It was built by the marqués governor at his own
cost, though permission was obtained to employ Indians on the work, and was completed within two years. The year 1709 was
marked by a war with the Navajos, who had become very bold in their
depredations, sacking the pueblos of Jemes in June,
but who were defeated by the governor in a vigorous campaign, and forced to
make a treaty of peace. This year, also, the custodio,
Padre Juan de la Peña, collected some scattered families of Tiguas,
and with them refounded the old pueblo of San Agustin
Isleta. Padre Peña engaged moreover in a spiritual campaign against
estufa-rites and scalp-dances; and complaints sent to Mexico of abuses on the
part of the governor and alcaldes brought from the viceroy stringent orders
against forcing the Indians to work without compensation.
Padre Peña died, and was succeeded as custodio by Padre Juan de Tagle,
after Padre Lopez de Haro as vicepresident had been for a time in charge of the office. There was a quarrel in progress,
of which we know little or nothing, between the marqués and his predecessor Cuervo; and Tagle with other
friars favored the latter, and were the objects of Peñuela’s complaints in Mexico. In 1711 and the two
following years, we find several royal orders on New Mexican affairs; but none
of them has any historic importance. The soldiers had asked for an increase of
pay, the friars for reinforcements, and Governor Cuervo had reported his great
achievements in town founding; the cédulas were routine replies, ordering the
viceroy to investigate and report, but always to look out for the welfare of
the northern province. The sum total of information
seems to be that there were 34 padres in the field, which number the viceroy
deemed sufficient, though he was authorized by the king to increase the
missionary force whenever it might be deemed best.
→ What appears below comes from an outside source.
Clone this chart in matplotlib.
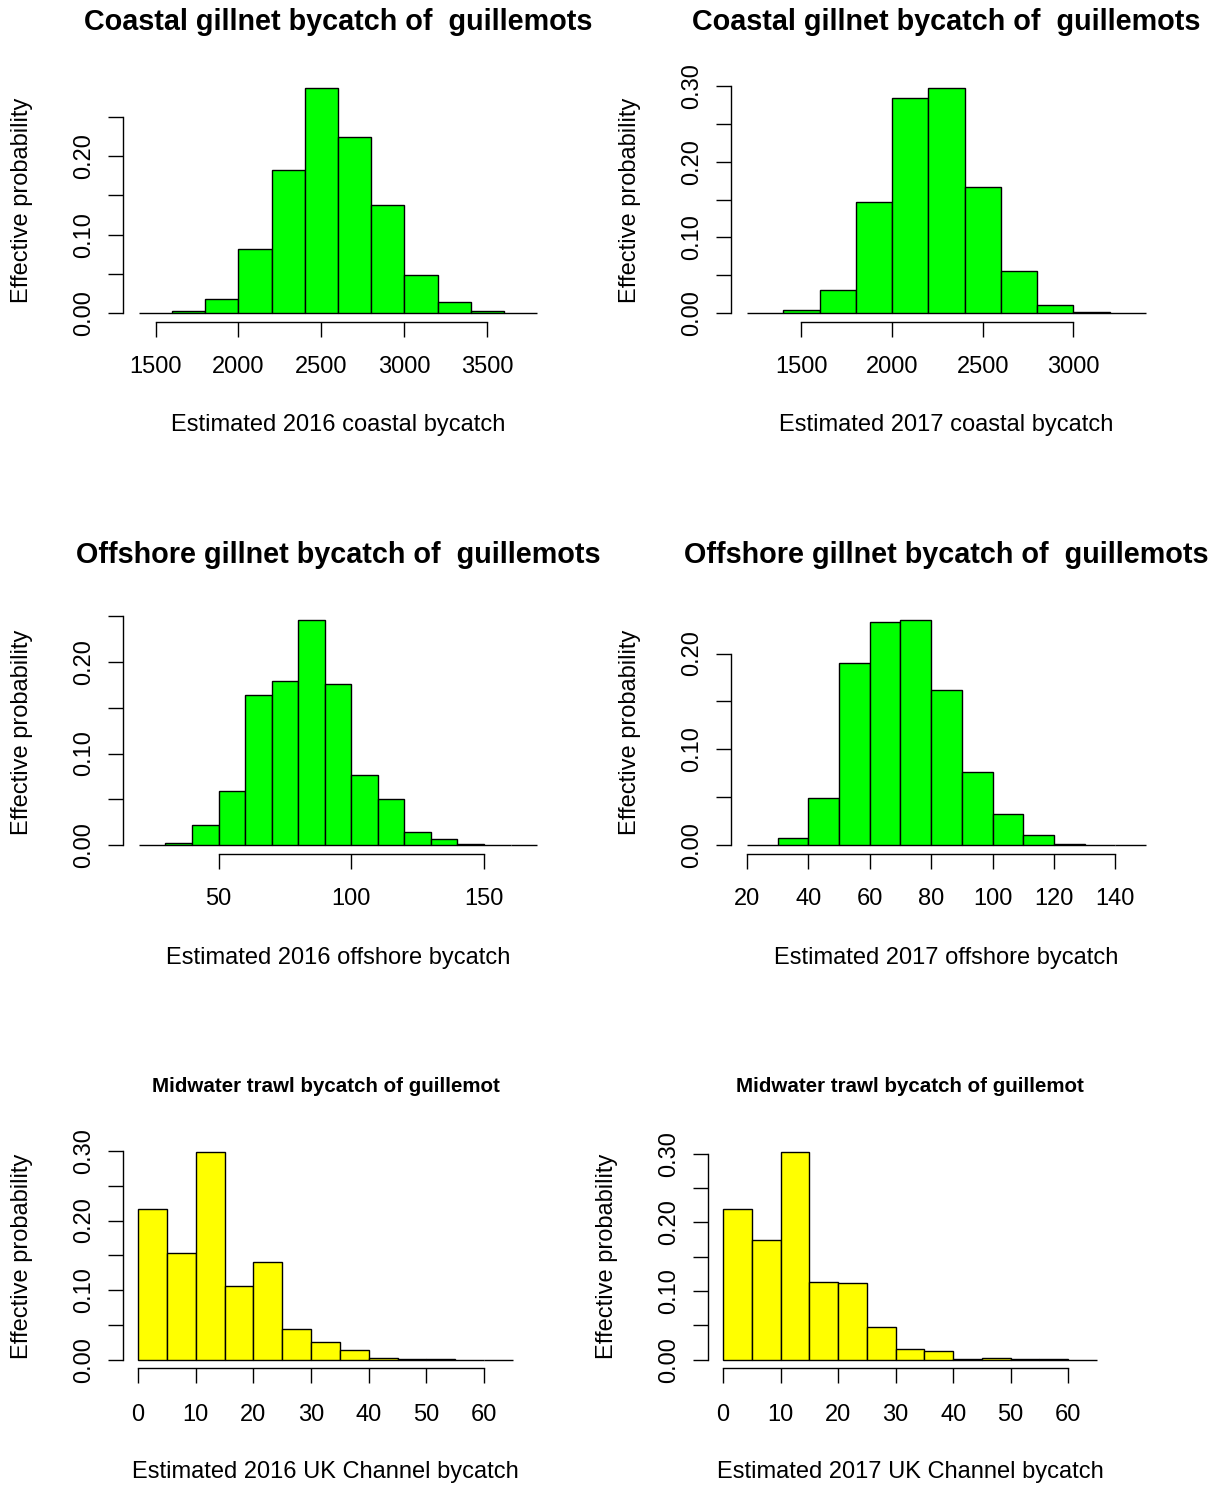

Juan Ignacio Flores Mogollon, formerly governor of
Nuevo León, had the royal appointment as governor and captain-general; and the marqués de la Peñuela retiring at
the expiration of his term of five years, Governor Flores assumed the office on
October 5, 1712, ruling until 1715. The Sumas of the south revolted in 1712,
but were reduced by Captain Valverde, and settled at Realito de San Lorenzo, a league and a half from El Paso, probably at Otermin’s old camp of 1681. In May 1713 the natives of
Acoma and Laguna, offended by the anti-pagan zeal of Padre Carlos Delgado,
thought favorably of a proposition to kill him at the instigation of a Zuñi Indian—at least so Padre Irazábal reported; but nothing could be proved. In October of the same year Captain
Serna with 400 soldiers and allies defeated the Navajos in their own country;
and besides this achievement the Faraon Apaches were warned to desist from their depredations! In
1714 the Yutas and Taos had many fights, but the
governor restored harmony by an enforced restitution of stolen property. Navajo
raids on the Jemes had again to be checked by a
campaign of Captain Madrid, while Captain Valverde marched against the Apache hoards of Pharaoh, as did also the French from Louisiana.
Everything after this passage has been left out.